## DATA EXTRACT:
Begin
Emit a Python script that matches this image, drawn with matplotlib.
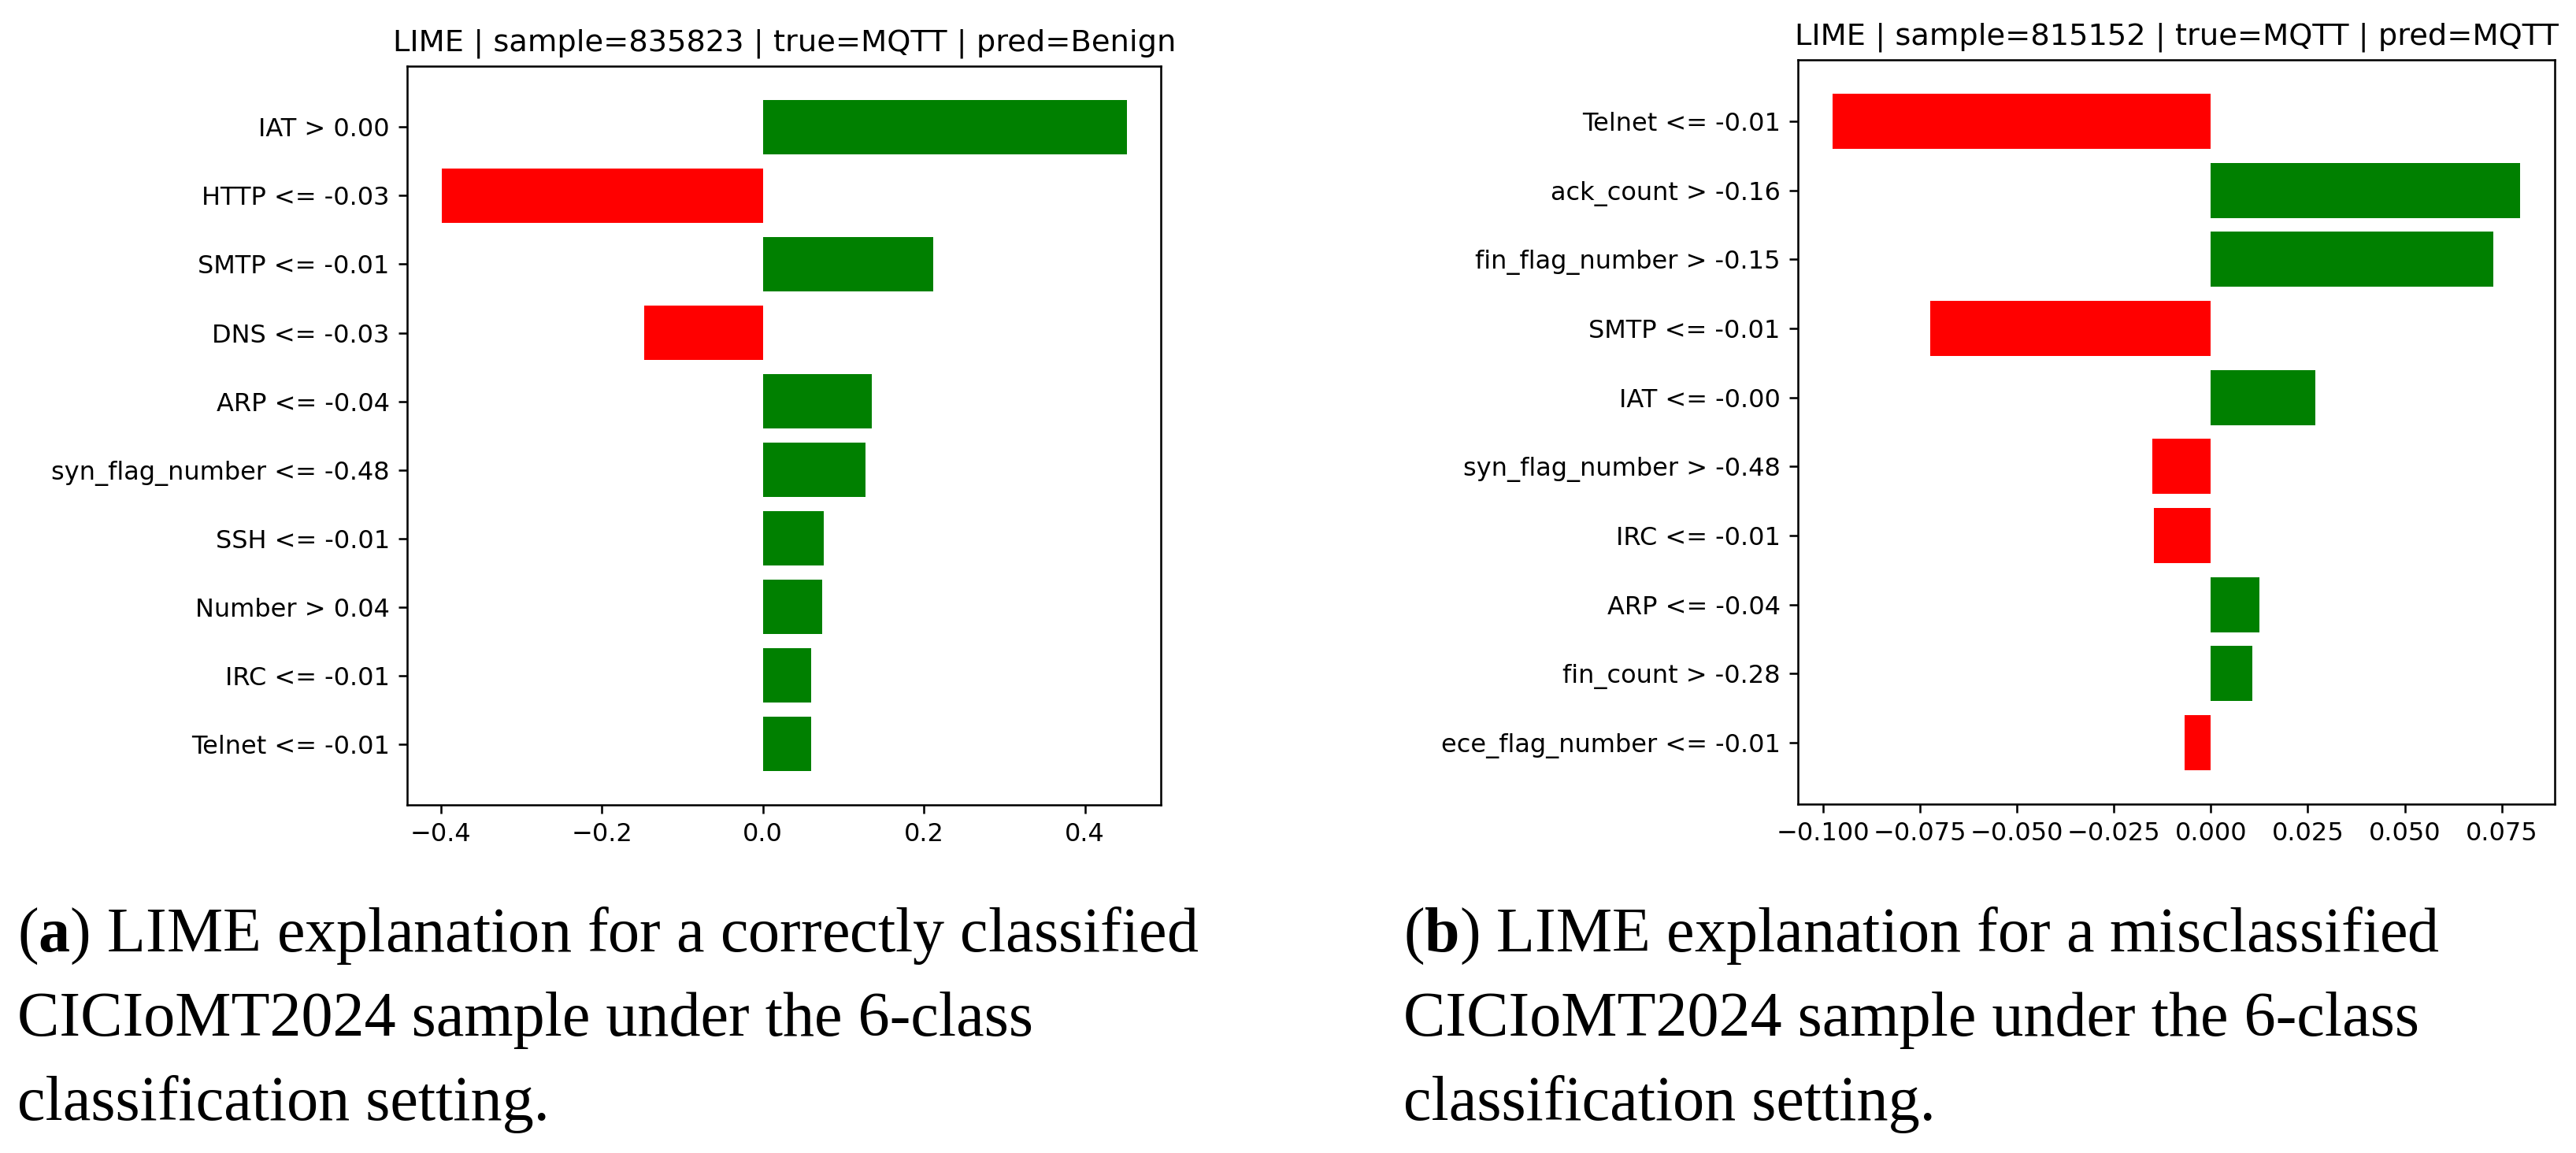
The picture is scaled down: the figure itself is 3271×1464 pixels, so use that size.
import matplotlib
matplotlib.use("Agg")
import matplotlib.pyplot as plt
import numpy as np

# left panel: correctly classified sample
left_title = "LIME | sample=835823 | true=MQTT | pred=Benign"
left_features = [
    "IAT > 0.00", "HTTP <= -0.03", "SMTP <= -0.01", "DNS <= -0.03",
    "ARP <= -0.04", "syn_flag_number <= -0.48", "SSH <= -0.01",
    "Number > 0.04", "IRC <= -0.01", "Telnet <= -0.01",
]
left_weights = [0.452, -0.399, 0.212, -0.147, 0.135, 0.128, 0.076, 0.074, 0.060, 0.060]

# right panel: misclassified sample
right_title = "LIME | sample=815152 | true=MQTT | pred=MQTT"
right_features = [
    "Telnet <= -0.01", "ack_count > -0.16", "fin_flag_number > -0.15",
    "SMTP <= -0.01", "IAT <= -0.00", "syn_flag_number > -0.48",
    "IRC <= -0.01", "ARP <= -0.04", "fin_count > -0.28",
    "ece_flag_number <= -0.01",
]
right_weights = [-0.0975, 0.0798, 0.0727, -0.0723, 0.0269, -0.0151, -0.0147, 0.0126, 0.0107, -0.0067]

caption_a = ["(a) LIME explanation for a correctly classified",
             "CICIoMT2024 sample under the 6-class",
             "classification setting."]
caption_b = ["(b) LIME explanation for a misclassified",
             "CICIoMT2024 sample under the 6-class",
             "classification setting."]

plt.rcParams["mathtext.fontset"] = "custom"
plt.rcParams["mathtext.rm"] = "Liberation Serif"
plt.rcParams["mathtext.bf"] = "Liberation Serif:bold"

DPI = 230
fig = plt.figure(figsize=(3271 / DPI, 1464 / DPI), dpi=DPI)


def lime_bars(axis, features, weights, title):
    # same drawing as lime's as_pyplot_figure: first feature on top
    vals = list(reversed(weights))
    names = list(reversed(features))
    pos = np.arange(len(vals)) + 0.5
    colors = ["green" if v > 0 else "red" for v in vals]
    axis.barh(pos, vals, align="center", color=colors)
    axis.set_yticks(pos)
    axis.set_yticklabels(names)
    axis.set_title(title)


ax_left = fig.add_axes([0.1581, 0.3019, 0.2926, 0.6407])
lime_bars(ax_left, left_features, left_weights, left_title)

ax_right = fig.add_axes([0.6980, 0.3026, 0.2938, 0.6455])
lime_bars(ax_right, right_features, right_weights, right_title)

baselines = [1 - 1208 / 1464, 1 - 1315 / 1464, 1 - 1422 / 1464]
for x0, lines, letter in ((22 / 3271, caption_a, "a"), (1782 / 3271, caption_b, "b")):
    for i, (line, y) in enumerate(zip(lines, baselines)):
        if i == 0:
            line = "(" + r"$\mathbf{" + letter + "}$" + line[2:]
        fig.text(x0, y, line, family="Liberation Serif", fontsize=25.1,
                 ha="left", va="baseline")

fig.savefig("out.png", dpi=DPI)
End
## EXERCISE REQUIREMENTS:
Reproduce every line of the material precisely, omitting its pictures.

## RESPONSE TO THE TASK:
Emit a Python script that matches this image, drawn with matplotlib.
The picture is scaled down: the figure itself is 3271×1464 pixels, so use that size.
import matplotlib
matplotlib.use("Agg")
import matplotlib.pyplot as plt
import numpy as np

# left panel: correctly classified sample
left_title = "LIME | sample=835823 | true=MQTT | pred=Benign"
left_features = [
    "IAT > 0.00", "HTTP <= -0.03", "SMTP <= -0.01", "DNS <= -0.03",
    "ARP <= -0.04", "syn_flag_number <= -0.48", "SSH <= -0.01",
    "Number > 0.04", "IRC <= -0.01", "Telnet <= -0.01",
]
left_weights = [0.452, -0.399, 0.212, -0.147, 0.135, 0.128, 0.076, 0.074, 0.060, 0.060]

# right panel: misclassified sample
right_title = "LIME | sample=815152 | true=MQTT | pred=MQTT"
right_features = [
    "Telnet <= -0.01", "ack_count > -0.16", "fin_flag_number > -0.15",
    "SMTP <= -0.01", "IAT <= -0.00", "syn_flag_number > -0.48",
    "IRC <= -0.01", "ARP <= -0.04", "fin_count > -0.28",
    "ece_flag_number <= -0.01",
]
right_weights = [-0.0975, 0.0798, 0.0727, -0.0723, 0.0269, -0.0151, -0.0147, 0.0126, 0.0107, -0.0067]

caption_a = ["(a) LIME explanation for a correctly classified",
             "CICIoMT2024 sample under the 6-class",
             "classification setting."]
caption_b = ["(b) LIME explanation for a misclassified",
             "CICIoMT2024 sample under the 6-class",
             "classification setting."]

plt.rcParams["mathtext.fontset"] = "custom"
plt.rcParams["mathtext.rm"] = "Liberation Serif"
plt.rcParams["mathtext.bf"] = "Liberation Serif:bold"

DPI = 230
fig = plt.figure(figsize=(3271 / DPI, 1464 / DPI), dpi=DPI)


def lime_bars(axis, features, weights, title):
    # same drawing as lime's as_pyplot_figure: first feature on top
    vals = list(reversed(weights))
    names = list(reversed(features))
    pos = np.arange(len(vals)) + 0.5
    colors = ["green" if v > 0 else "red" for v in vals]
    axis.barh(pos, vals, align="center", color=colors)
    axis.set_yticks(pos)
    axis.set_yticklabels(names)
    axis.set_title(title)


ax_left = fig.add_axes([0.1581, 0.3019, 0.2926, 0.6407])
lime_bars(ax_left, left_features, left_weights, left_title)

ax_right = fig.add_axes([0.6980, 0.3026, 0.2938, 0.6455])
lime_bars(ax_right, right_features, right_weights, right_title)

baselines = [1 - 1208 / 1464, 1 - 1315 / 1464, 1 - 1422 / 1464]
for x0, lines, letter in ((22 / 3271, caption_a, "a"), (1782 / 3271, caption_b, "b")):
    for i, (line, y) in enumerate(zip(lines, baselines)):
        if i == 0:
            line = "(" + r"$\mathbf{" + letter + "}$" + line[2:]
        fig.text(x0, y, line, family="Liberation Serif", fontsize=25.1,
                 ha="left", va="baseline")

fig.savefig("out.png", dpi=DPI)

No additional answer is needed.